Real reference points for context
To understand how acidic pH 1.46 is, it helps to compare it with familiar ranges. Pure water at 25°C is neutral at pH 7. Typical rainwater is often slightly acidic due to dissolved carbon dioxide, frequently around pH 5 to 5.6. Many beverages and industrial or laboratory solutions can be much more acidic. A 0.035 M strong acid is far stronger than normal environmental water conditions and should be handled with proper laboratory precautions.
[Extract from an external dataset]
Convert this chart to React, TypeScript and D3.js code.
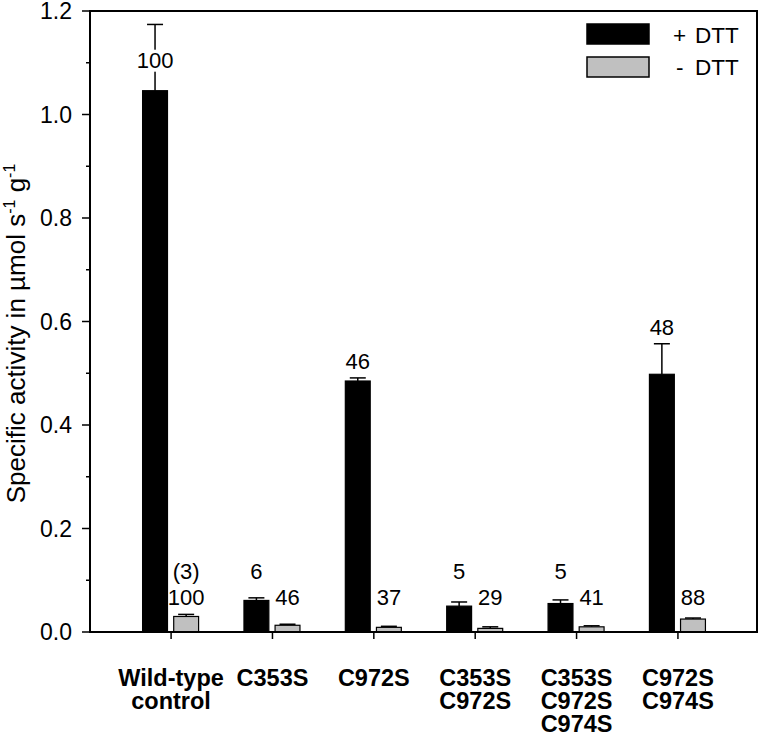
import React, { useLayoutEffect } from "react";
import * as d3 from "d3";

const categories: string[][] = [
  ["Wild-type", "control"],
  ["C353S"],
  ["C972S"],
  ["C353S", "C972S"],
  ["C353S", "C972S", "C974S"],
  ["C972S", "C974S"],
];
const plusDTT = [1.046, 0.061, 0.485, 0.05, 0.055, 0.498];
const plusErr = [0.128, 0.005, 0.006, 0.008, 0.007, 0.059];
const minusDTT = [0.03, 0.013, 0.009, 0.007, 0.01, 0.025];
const minusErr = [0.004, 0.002, 0.002, 0.003, 0.002, 0.002];
const plusLabels = ["100", "6", "46", "5", "5", "48"];
const minusLabels = ["100", "46", "37", "29", "41", "88"];
const minusExtraLabels = ["(3)", "", "", "", "", ""];
const yTicks = [0, 0.2, 0.4, 0.6, 0.8, 1.0, 1.2];
const yMinorTicks = [0.1, 0.3, 0.5, 0.7, 0.9, 1.1];
const legendItems = [
  { sign: "+", name: "DTT", color: "#000000" },
  { sign: "-", name: "DTT", color: "#c0c0c0" },
];

const FONT = "'Liberation Sans', Arial, Helvetica, sans-serif";

export default function App() {
  useLayoutEffect(() => {
    document.body.style.margin = "0";
  }, []);

  const W = 760;
  const H = 738;
  const left = 90;
  const right = 757;
  const top = 11;
  const bottom = 632;

  const x = d3.scaleLinear().domain([-0.8, 5.78]).range([left, right]);
  const y = d3.scaleLinear().domain([0, 1.2]).range([bottom, top]);
  const inner = d3
    .scaleBand<string>()
    .domain(["plus", "minus"])
    .range([-28.5, 27.5])
    .paddingInner(0.2);
  const bw = inner.bandwidth();

  const lowBlackBase = 579;
  const lowGrayBase = 605;

  const series = [
    { key: "plus", vals: plusDTT, errs: plusErr, fill: "#000000", labels: plusLabels, base: lowBlackBase },
    { key: "minus", vals: minusDTT, errs: minusErr, fill: "#c0c0c0", labels: minusLabels, base: lowGrayBase },
  ];

  return (
    <svg width={W} height={H} style={{ display: "block", background: "#fff" }} fontFamily={FONT}>
      {/* bars */}
      {series.map((s) =>
        s.vals.map((v, i) => {
          const bx = x(i) + (inner(s.key) as number);
          const cx = bx + bw / 2;
          const yTop = y(v);
          const yErr = y(v + s.errs[i]);
          let labelY = Math.min(s.base, yErr - 9);
          let withBg = false;
          if (labelY - 17 < top) {
            labelY = yTop - 23;
            withBg = true;
          }
          return (
            <g key={s.key + i}>
              <line x1={cx} x2={cx} y1={yTop} y2={yErr} stroke="#000" strokeWidth={1.5} />
              <line x1={cx - 8} x2={cx + 8} y1={yErr} y2={yErr} stroke="#000" strokeWidth={1.5} />
              <rect x={bx} y={yTop} width={bw} height={bottom - yTop} fill={s.fill} stroke="#000" strokeWidth={1.2} />
              {withBg && (
                <rect x={cx - 21} y={labelY - 18} width={42} height={22} fill="#fff" />
              )}
              <text x={cx} y={labelY} textAnchor="middle" fontSize={22} fill="#000">
                {s.labels[i]}
              </text>
              {s.key === "minus" && minusExtraLabels[i] && (
                <text x={cx} y={lowBlackBase} textAnchor="middle" fontSize={22} fill="#000">
                  {minusExtraLabels[i]}
                </text>
              )}
            </g>
          );
        })
      )}

      {/* frame */}
      <rect x={left} y={top} width={right - left} height={bottom - top} fill="none" stroke="#000" strokeWidth={2} />

      {/* y ticks */}
      {yTicks.map((t) => (
        <g key={"yt" + t}>
          <line x1={left - 8} x2={left} y1={y(t)} y2={y(t)} stroke="#000" strokeWidth={1.5} />
          <text x={left - 18} y={y(t) + 8} textAnchor="end" fontSize={23} fill="#000">
            {t.toFixed(1)}
          </text>
        </g>
      ))}
      {yMinorTicks.map((t) => (
        <line key={"ym" + t} x1={left - 4} x2={left} y1={y(t)} y2={y(t)} stroke="#000" strokeWidth={1.5} />
      ))}

      {/* x ticks and labels */}
      {categories.map((lines, i) => (
        <g key={"xc" + i}>
          <line x1={x(i)} x2={x(i)} y1={bottom} y2={bottom + 7} stroke="#000" strokeWidth={1.5} />
          <text textAnchor="middle" fontSize={23.5} fontWeight="bold" fill="#000">
            {lines.map((ln, j) => (
              <tspan key={j} x={x(i)} y={686 + j * 23}>
                {ln}
              </tspan>
            ))}
          </text>
        </g>
      ))}

      {/* y label */}
      <text transform={`translate(25, ${(top + bottom) / 2 + 12}) rotate(-90)`} textAnchor="middle" fontSize={26} fill="#000">
        Specific activity in µmol s
        <tspan dy={-10} fontSize={16}>-1</tspan>
        <tspan dy={10}> g</tspan>
        <tspan dy={-10} fontSize={16}>-1</tspan>
      </text>

      {/* legend */}
      {legendItems.map((it, k) => (
        <g key={"lg" + k}>
          <rect x={587} y={24 + k * 33} width={62} height={20} fill={it.color} stroke="#000" strokeWidth={1.5} />
          <text x={k === 0 ? 673 : 676} y={43 + k * 32} fontSize={22.5} fill="#000">
            {it.sign}
          </text>
          <text x={695} y={43 + k * 32} fontSize={22.5} fill="#000">
            {it.name}
          </text>
        </g>
      ))}
    </svg>
  );
}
| Sample solution or water type | Typical pH range | Comparison to pH 1.46 |
|---|---|---|
| Pure water at 25°C | 7.00 | About 5.54 pH units less acidic than the 0.035 M strong acid |
| Typical rainwater | 5.0 to 5.6 | Roughly 3.5 to 4.1 pH units less acidic |
| EPA secondary drinking water guidance range | 6.5 to 8.5 | Far outside the acceptable aesthetic range for drinking water |
| 0.035 M monoprotic strong acid | 1.46 | Strongly acidic laboratory solution |
Expert interpretation of the final answer
When an instructor asks you to calculate the pH of a 0.035 M strong acid solution, the expected chemistry interpretation is usually:
- The acid is fully dissociated.
- It is monoprotic unless otherwise stated.
- The hydrogen ion concentration equals 0.035 M.
- The pH is -log10(0.035) = 1.46.
That answer is chemically sound for a standard aqueous general chemistry problem. In more advanced physical chemistry, one might discuss activities instead of concentrations, ionic strength corrections, or nonideal behavior at higher concentrations. But for 0.035 M, the standard classroom result of pH = 1.46 is the correct practical answer.
Authoritative chemistry and water-quality references
- USGS Water Science School: pH and Water
- U.S. EPA: pH Overview
- Purdue University: Acid-Base Definitions and Concepts
Bottom line
The pH of a 0.035 M strong acid solution is 1.46 if the acid is monoprotic and fully dissociated. The procedure is short but important: identify the acid as strong, equate [H+] to concentration, and apply the pH formula. This calculator automates that process and also shows pOH, hydroxide concentration, and a chart to help visualize acidity.